Open hasindu2008 opened 2 years ago
Hello @hasindu2008,
Unfortunately this is not readily implementable but should be doable "by hand". I made this design choice a while ago, because I found it to be the least error prone as it assure that the fast5
, fastq
, and bam
matches. But this is indeed less efficient. Please let me know if you want a high level alternate solution.
Best,
Alan
Do you only need the base called read in the FAST5 file generated with --fast5-out
or do you rely on the move table as well?
Basically, we need to be able to execute nanopolish eventalign
for aligning events on the reference. The fastq are extracted and contain the path to the fast5 in each read's header which I found, at the time, to be efficient for indexing. I don't know if this is still the case.
Ohh, I suggest trying replacing nanopolish with f5c and both indexing (no need to have in the header) and event alignment will be much faster (~3-5X) with near-identical results.
f5c index -d fast5_dir in_fasta -t num_threads --iop num_threads
f5c eventalign -t num_threads --iop num_threads --scale-events -n -r in_fasta -b in_bam -g tmp_genome
You can make it 10X faster if you switch to BLOW5 format with added advantages such as less backward compatibility headaches and saving a lot of unnecessary dev time. slow5tools can be used to streamline many signal merge/split/get operations and both nanopolish and f5c are compatible with BLOW5 format.
f5c index -t num_threads in_fasta --slow5 signals.blow5
f5c eventalign -t num_threads --iop num_threads --scale-events -n -r in_fasta -b in_bam -g tmp_genome --slow5 signals.blow5
In the previous response, can you please explain what you meant by matching fast5, fastq, and bam matches? Each multi-fast5 files separately run with nanopolish in your script or do you concatenate all the the FASTQ and then run one nanopolish instance?
Hi @touala,
I am having trouble generating files with --fast5-out and so have a similar question. Can you clarify what you mean by "but should be doable by hand"? I may need to go this route. I have basecalled fastq files. I agree with hasindu that this solution may become important since it seems like nanopore is planning to remove the fast5-out option.
Thanks! Emily
@ecpierce Hi, Emily, we ran into the --fast5-out
option deprecation problem ourselves, and we opted to just download an older version of Guppy rather than figuring out a way to be able to use *.fastq
files. As of this writing, it looks like version 6.4.2 is the most recent, but version 6.2.1 is the most recent version prior to the deprecation of the --fast5-out
option in version 6.3+.
@jflopezfernandez thank you for your response! That is the solution I ended up using. It would be useful though if nanodisco developers consider working on a long-term solution so that it will be compatible with even newer Guppy versions in the future. It seems like Dorado uses pod5 format- not sure how that would impact things but I guess something else to consider if nanodisco is going to be actively maintained. Really appreciate this awesome program!

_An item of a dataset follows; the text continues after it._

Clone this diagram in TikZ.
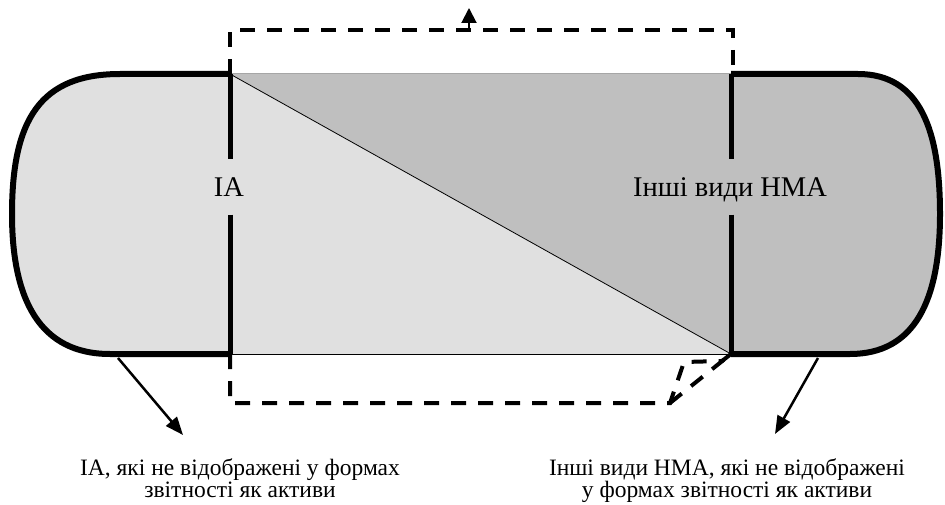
\documentclass[tikz,border=0pt]{standalone}
\usepackage{fontspec}
\setmainfont{Liberation Serif}
\usepackage{tikz}
\usetikzlibrary{positioning, arrows.meta, calc}
\definecolor{lightfill}{gray}{0.88}
\definecolor{darkfill}{gray}{0.75}

\begin{document}
\begin{tikzpicture}[
    x=1pt, y=-1pt,
    outline/.style={line width=6pt, line join=round},
    divider/.style={line width=5pt},
    dashbox/.style={line width=4pt, dash pattern=on 15pt off 12pt},
    pointer/.style={line width=2.5pt, -{Triangle[length=18pt, width=14pt]}},
    areatext/.style={font=\fontsize{28.5}{30}\selectfont, text height=19pt, text depth=0pt,
                     inner xsep=0pt, inner ysep=18pt},
    notetext/.style={font=\fontsize{23.5}{22}\selectfont, align=center, inner sep=0pt},
    >=Stealth
]
    \useasboundingbox (0,0) rectangle (945,505);

    % --- corners of the middle band ---
    \coordinate (lt) at (230,74);
    \coordinate (lb) at (230,354);
    \coordinate (rt) at (731,74);
    \coordinate (rb) at (731,354);

    % --- fills ---
    \fill[lightfill] (lt) -- (120,74) .. controls (40,74) and (12,120) .. (12,214)
        .. controls (12,300) and (40,354) .. (110,354) -- (lb) -- cycle;
    \fill[darkfill] (rt) -- (858,74) .. controls (920,74) and (940,130) .. (940,214)
        .. controls (940,300) and (915,354) .. (850,354) -- (rb) -- cycle;
    \fill[lightfill] (lt) -- (rb) -- (lb) -- cycle;
    \fill[darkfill] (lt) -- (rt) -- (rb) -- cycle;

    % --- thin edges of the band ---
    \draw[gray!70, line width=1pt] (lt) -- (rt);
    \draw[line width=1pt] (lb) -- (rb);
    \draw[line width=0.8pt] (lt) -- (rb);

    % --- outer caps ---
    \draw[outline] (lt) -- (120,74) .. controls (40,74) and (12,120) .. (12,214)
        .. controls (12,300) and (40,354) .. (110,354) -- (lb);
    \draw[outline] (rt) -- (858,74) .. controls (920,74) and (940,130) .. (940,214)
        .. controls (940,300) and (915,354) .. (850,354) -- (rb);

    % --- labels in the band ---
    \node[areatext] (ia) at (229,187) {ІА};
    \node[areatext] (oth) at (730,187) {Інші види НМА};

    \draw[divider] (lt) -- (ia.north -| lt);
    \draw[divider] (ia.south -| lb) -- (lb);
    \draw[divider] (rt) -- (oth.north -| rt);
    \draw[divider] (oth.south -| rb) -- (rb);

    % --- dashed frame ---
    \coordinate (dtl) at (230,30);
    \coordinate (dtr) at (733,30);
    \coordinate (dtrend) at (733,70);
    \coordinate (dbl) at (230,403);
    \coordinate (dbr) at (670,403);
    \coordinate (dfold) at (684,362);
    \coordinate (dfoldr) at (722,361);

    \draw[dashbox] (lt) -- (dtl) -- (dtr) -- (dtrend);
    \draw[dashbox] (lb) -- (dbl) -- (dbr) -- (dfold) -- (dfoldr) -- (rb);
    \draw[dashbox] (dbr) -- (rb);

    % up arrow on the frame
    \coordinate (upfoot) at (469,30);
    \coordinate (uptip) at (469,8);
    \draw[line width=2pt, -{Triangle[length=15pt, width=15pt]}] (upfoot) -- (uptip);

    % --- notes below ---
    \node[notetext, anchor=north] (lnote) at (240,458)
      {ІА, які не відображені у формах\\звітності як активи};
    \node[notetext, anchor=north] (rnote) at (727,458)
      {Інші види НМА, які не відображені\\у формах звітності як активи};

    \coordinate (lfoot) at (118,358);
    \coordinate (ltip) at (183,435);
    \coordinate (rfoot) at (818,358);
    \coordinate (rtip) at (775,434);
    \draw[pointer] (lfoot) -- (ltip);
    \draw[pointer] (rfoot) -- (rtip);

\end{tikzpicture}
\end{document}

Thank you very much for sharing your experience and solutions to other users, Jose!
For the question from Emily: we are very much encouraged by the broad interests in Nanodisco, and yes we are committed to maintain it in the long term. This being said, because Nanopore software and kits are constantly evolving, our strategy (given the finite resources we have) is to 1) use Singularity to ensure the current package versions are compatible and the entire workflow is reliably working; 2) we do plan to release major upgrades: it would not be frequent (given the nature of nanopore software/kit evolution explained above), but we will do it for major milestones!
Best, Gang
@fanggang that makes sense. I appreciate your work and am glad to hear you are committed to maintaining!
Is it possible to make nanodisco accept a FASTQ file that contains basecalled reads, rather than extracting this from FAST5 files? This way, the need to rebasecall with --fast5-out will no longer be necessary I believe?